SHORT TASK: Quote exactly the lines spanning from the top of the data below to the line that contains "plt.rcParams['mathtext.fontset'] = 'stix'", including both.

***

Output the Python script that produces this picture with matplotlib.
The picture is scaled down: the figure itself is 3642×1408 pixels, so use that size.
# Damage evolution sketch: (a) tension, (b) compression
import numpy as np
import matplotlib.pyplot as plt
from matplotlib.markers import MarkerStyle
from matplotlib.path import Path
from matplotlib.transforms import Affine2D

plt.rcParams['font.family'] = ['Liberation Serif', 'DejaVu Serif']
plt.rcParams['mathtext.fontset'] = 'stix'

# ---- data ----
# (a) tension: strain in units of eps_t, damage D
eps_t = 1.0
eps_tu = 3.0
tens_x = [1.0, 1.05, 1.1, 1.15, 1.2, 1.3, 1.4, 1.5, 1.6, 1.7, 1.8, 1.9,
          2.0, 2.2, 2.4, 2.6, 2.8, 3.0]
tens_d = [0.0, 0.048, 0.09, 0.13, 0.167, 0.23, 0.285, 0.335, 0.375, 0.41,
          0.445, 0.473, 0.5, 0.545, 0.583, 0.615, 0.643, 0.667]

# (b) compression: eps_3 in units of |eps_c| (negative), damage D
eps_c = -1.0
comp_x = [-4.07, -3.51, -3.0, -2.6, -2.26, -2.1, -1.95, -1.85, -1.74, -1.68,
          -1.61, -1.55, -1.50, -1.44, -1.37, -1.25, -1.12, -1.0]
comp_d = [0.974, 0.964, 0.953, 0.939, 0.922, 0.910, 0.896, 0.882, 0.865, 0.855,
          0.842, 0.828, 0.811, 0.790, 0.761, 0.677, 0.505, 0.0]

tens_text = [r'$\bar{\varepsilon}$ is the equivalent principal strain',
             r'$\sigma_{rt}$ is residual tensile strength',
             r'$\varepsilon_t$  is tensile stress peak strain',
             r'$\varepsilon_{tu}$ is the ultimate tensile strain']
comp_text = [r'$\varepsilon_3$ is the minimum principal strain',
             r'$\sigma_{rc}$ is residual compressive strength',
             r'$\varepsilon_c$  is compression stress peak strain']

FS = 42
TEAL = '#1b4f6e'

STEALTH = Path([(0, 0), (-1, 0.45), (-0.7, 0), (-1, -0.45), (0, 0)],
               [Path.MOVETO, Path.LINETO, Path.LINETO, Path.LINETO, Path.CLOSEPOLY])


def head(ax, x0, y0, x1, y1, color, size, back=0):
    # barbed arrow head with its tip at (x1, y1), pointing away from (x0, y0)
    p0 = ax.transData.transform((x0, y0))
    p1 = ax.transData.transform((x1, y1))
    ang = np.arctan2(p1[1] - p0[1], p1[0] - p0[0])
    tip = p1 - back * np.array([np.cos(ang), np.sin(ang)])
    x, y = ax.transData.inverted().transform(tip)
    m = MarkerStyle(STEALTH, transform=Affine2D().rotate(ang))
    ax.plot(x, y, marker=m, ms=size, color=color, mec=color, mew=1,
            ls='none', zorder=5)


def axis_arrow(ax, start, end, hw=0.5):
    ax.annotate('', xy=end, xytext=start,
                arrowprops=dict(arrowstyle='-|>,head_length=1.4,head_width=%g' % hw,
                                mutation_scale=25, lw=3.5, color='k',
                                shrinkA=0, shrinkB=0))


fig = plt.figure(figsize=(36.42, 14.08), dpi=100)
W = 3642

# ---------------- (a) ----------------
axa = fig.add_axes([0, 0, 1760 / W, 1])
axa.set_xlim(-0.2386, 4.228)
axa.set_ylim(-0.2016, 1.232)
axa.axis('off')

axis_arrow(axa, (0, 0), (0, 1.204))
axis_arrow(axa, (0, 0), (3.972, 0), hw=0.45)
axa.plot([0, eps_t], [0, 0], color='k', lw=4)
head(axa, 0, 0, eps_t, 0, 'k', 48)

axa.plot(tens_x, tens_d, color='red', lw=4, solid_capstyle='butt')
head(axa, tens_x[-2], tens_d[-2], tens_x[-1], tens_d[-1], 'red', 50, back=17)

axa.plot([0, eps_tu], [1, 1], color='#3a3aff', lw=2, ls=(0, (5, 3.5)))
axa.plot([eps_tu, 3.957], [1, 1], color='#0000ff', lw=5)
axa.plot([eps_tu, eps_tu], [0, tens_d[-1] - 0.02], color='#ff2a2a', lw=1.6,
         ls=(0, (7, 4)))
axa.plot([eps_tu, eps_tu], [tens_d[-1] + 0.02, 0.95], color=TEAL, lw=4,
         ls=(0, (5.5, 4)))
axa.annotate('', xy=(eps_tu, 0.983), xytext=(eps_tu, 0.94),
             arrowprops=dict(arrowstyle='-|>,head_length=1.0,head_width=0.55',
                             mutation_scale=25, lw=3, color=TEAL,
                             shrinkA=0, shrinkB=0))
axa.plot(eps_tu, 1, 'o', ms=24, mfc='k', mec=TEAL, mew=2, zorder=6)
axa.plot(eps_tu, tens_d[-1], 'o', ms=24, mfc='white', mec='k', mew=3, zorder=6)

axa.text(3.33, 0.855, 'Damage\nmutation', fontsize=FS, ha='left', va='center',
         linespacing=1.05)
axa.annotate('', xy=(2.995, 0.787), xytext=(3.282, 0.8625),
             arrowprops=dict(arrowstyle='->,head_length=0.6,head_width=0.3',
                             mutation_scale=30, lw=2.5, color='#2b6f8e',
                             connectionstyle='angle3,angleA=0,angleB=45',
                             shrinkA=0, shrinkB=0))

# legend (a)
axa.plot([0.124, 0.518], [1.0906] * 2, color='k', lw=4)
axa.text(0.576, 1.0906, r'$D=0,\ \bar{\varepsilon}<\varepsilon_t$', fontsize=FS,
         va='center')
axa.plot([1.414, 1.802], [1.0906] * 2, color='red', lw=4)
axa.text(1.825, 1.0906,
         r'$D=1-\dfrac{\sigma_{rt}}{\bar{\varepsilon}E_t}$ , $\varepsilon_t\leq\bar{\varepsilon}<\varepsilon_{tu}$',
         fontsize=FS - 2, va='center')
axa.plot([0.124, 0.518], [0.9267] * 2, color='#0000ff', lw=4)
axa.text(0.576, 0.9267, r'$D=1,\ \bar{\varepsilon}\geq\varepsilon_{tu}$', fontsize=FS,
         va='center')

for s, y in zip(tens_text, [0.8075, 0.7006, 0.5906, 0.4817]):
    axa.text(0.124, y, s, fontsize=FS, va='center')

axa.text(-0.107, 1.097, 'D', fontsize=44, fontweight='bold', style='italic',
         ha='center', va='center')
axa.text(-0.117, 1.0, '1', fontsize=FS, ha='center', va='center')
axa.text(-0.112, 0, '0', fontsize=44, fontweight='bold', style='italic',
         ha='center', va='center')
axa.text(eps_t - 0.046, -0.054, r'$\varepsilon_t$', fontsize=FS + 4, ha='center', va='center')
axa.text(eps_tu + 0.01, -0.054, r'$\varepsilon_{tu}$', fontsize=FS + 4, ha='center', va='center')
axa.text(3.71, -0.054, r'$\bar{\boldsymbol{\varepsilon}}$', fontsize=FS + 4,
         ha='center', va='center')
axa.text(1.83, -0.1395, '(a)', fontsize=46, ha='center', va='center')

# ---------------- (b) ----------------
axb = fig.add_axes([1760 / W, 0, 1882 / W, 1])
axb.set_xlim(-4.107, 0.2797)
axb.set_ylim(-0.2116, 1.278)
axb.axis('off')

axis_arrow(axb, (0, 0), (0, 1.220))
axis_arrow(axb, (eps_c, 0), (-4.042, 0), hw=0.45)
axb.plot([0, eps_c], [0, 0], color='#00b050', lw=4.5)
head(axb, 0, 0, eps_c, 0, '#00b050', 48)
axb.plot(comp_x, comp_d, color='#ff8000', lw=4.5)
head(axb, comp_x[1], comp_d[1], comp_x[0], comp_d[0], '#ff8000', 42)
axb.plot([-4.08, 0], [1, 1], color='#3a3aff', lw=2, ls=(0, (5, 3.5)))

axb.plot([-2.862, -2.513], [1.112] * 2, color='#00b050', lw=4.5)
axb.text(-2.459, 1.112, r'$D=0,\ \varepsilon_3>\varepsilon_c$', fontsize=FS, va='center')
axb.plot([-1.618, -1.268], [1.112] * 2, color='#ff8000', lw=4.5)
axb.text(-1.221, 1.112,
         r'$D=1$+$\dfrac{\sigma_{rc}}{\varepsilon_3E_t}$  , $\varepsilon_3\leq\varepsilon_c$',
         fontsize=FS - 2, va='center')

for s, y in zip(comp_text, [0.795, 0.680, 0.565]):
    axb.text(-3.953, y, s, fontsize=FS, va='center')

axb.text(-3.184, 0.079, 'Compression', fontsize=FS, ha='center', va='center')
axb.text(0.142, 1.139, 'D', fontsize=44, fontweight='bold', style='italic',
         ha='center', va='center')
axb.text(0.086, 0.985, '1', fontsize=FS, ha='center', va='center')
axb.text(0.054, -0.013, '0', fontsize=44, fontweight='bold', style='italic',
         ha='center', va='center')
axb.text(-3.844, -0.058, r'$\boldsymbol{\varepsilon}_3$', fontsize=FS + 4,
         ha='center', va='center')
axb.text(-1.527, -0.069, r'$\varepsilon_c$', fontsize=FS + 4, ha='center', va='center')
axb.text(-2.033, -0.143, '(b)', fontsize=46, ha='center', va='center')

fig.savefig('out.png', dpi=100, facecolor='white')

***

TASK ANSWER:
Output the Python script that produces this picture with matplotlib.
The picture is scaled down: the figure itself is 3642×1408 pixels, so use that size.
# Damage evolution sketch: (a) tension, (b) compression
import numpy as np
import matplotlib.pyplot as plt
from matplotlib.markers import MarkerStyle
from matplotlib.path import Path
from matplotlib.transforms import Affine2D

plt.rcParams['font.family'] = ['Liberation Serif', 'DejaVu Serif']
plt.rcParams['mathtext.fontset'] = 'stix'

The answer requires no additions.